Frequently Asked Questions
What is AB InBev's primary competitive advantage?
AB InBev's structural advantage is procurement and manufacturing scale — buying hops, barley, aluminum, and glass for 500+ brands across 50 countries at volumes no competitor can match. Combined with zero-based budgeting discipline, this scale delivers EBITDA margins above 30%, roughly double Carlsberg's and 10+ percentage points above Heineken's, translating into billions more in annual cash flow for debt reduction, dividends, and brand investment.
How does AB InBev compete with craft and premium beer brands?
AB InBev competes in the craft segment primarily through acquisitions — buying brands like Goose Island, Breckenridge Brewery, and Kona Brewing — and distributing them through its national distribution network at scales independent craft brewers cannot achieve. This model has been controversial (some consumers avoid craft beers discovered to be AB InBev-owned), but it has given AB InBev credibility and shelf space in the premium craft category.
What is AB InBev's strategy in the African market?
Africa, inherited from SABMiller, is AB InBev's highest-growth region. The company has invested in local brewery capacity across Nigeria, South Africa, Tanzania, and other markets, and is deploying the BEES platform for B2B digital commerce with small bars and retailers. Africa's young, growing population and rising middle class represent AB InBev's most significant long-run volume growth opportunity globally.
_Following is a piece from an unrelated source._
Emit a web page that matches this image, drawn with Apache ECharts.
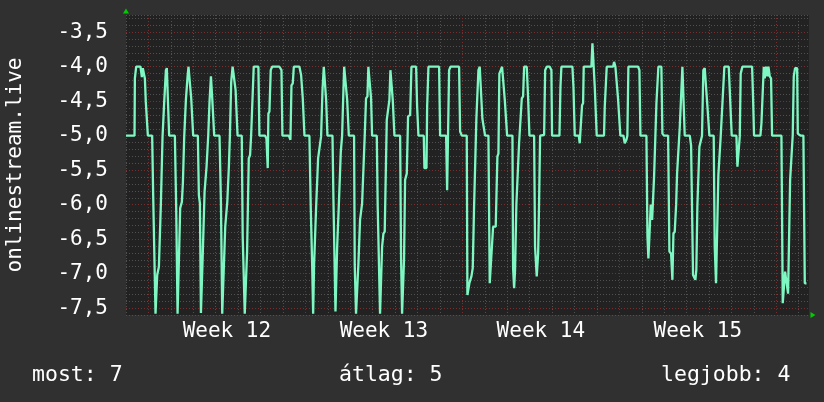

Who are AB InBev's primary global competitors?
AB InBev's primary global competitors are Heineken (Netherlands, ~$31B revenue) and Carlsberg (Denmark, ~$10B revenue). In the United States, Molson Coors is the second-largest brewer. In China, AB InBev competes with China Resources Beer (Snow, the world's best-selling beer by volume). No competitor approaches AB InBev's combined scale of 500+ brands, 200+ breweries, and $59B in revenue.
How does AB InBev's global footprint protect it from regional market downturns?
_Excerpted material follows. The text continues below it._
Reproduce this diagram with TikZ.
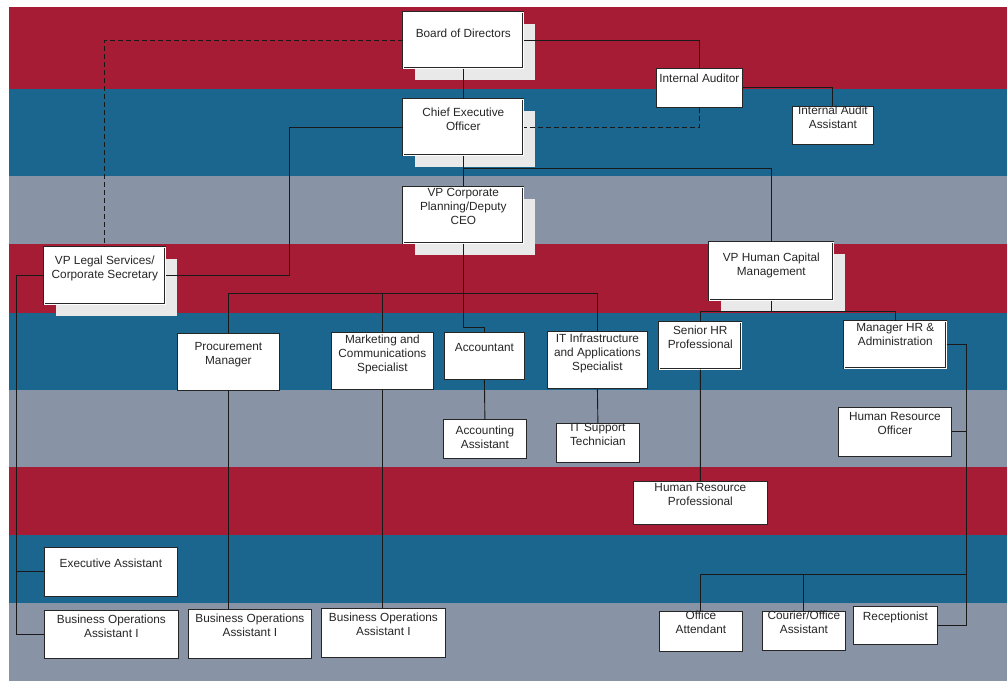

AB InBev's revenue diversification across 50 countries means weakness in any single market is offset by strength elsewhere. When U.S. Bud Light volume declined sharply in 2023 following a boycott controversy, AB InBev's Latin American, African, and Asian revenue continued growing, limiting total company revenue impact. This geographic diversification is a structural risk buffer competitors with smaller footprints cannot replicate.